Not woodworking, per se, but steel is steel and sharp is sharp.
My Wahl electric hair clippers were dull. I tried sharpening them with waterstones; that didn't work, they then cut horribly (sound and fury, very little cutting). I tried again, this time remembering to first flatten the stones. The result was probably worse. After using the finish stone, the center of the blades were noticeably shinier than the edges, indicating the surfaces were now ground convex. Presumably this was a result of the first sharpening, with a stone that was concave.
I tried once more, this time starting with a flattening iron and grit. Progressed through the grits, then again used the water stones, paying more attention to first getting them flat. After the finish stone, the surfaces were nearly uniformly shiny, but one corner was sligtly dull. This time the blades cut better; not ideal, but enough to do the job (fortunately cutting my hair isn't much of a job).

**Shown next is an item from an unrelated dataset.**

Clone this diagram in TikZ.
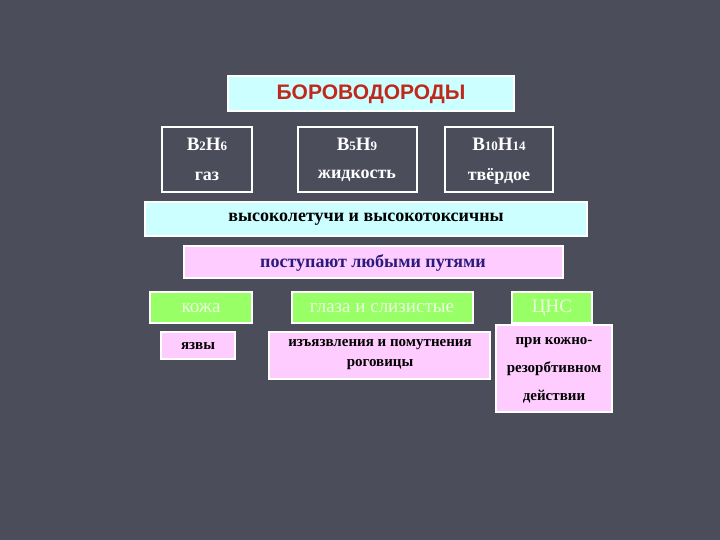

I measured the diameter of a strand of hair, it is approximately 1.5 mil. That suggests the desired flatness for each surface should be about 0.5 mil or better. A problem with using stones, etc, is that there is no real indication of flatness until the final step, that is, I can only observe a difference after there is a near mirror finish.
A few questions. Would I do better with sandpaper on a glass surface? Is there a reasonable way to determine whether the initial grinding (at the coarsest grit) yields a flat surface (on average)? What's the best way to flatten a water stone? I generally just abrade it against a reasonably flat section of concrete, check with a straight edge, and finish by rubbing two stones against each other. That works fine for chisel and plane blades.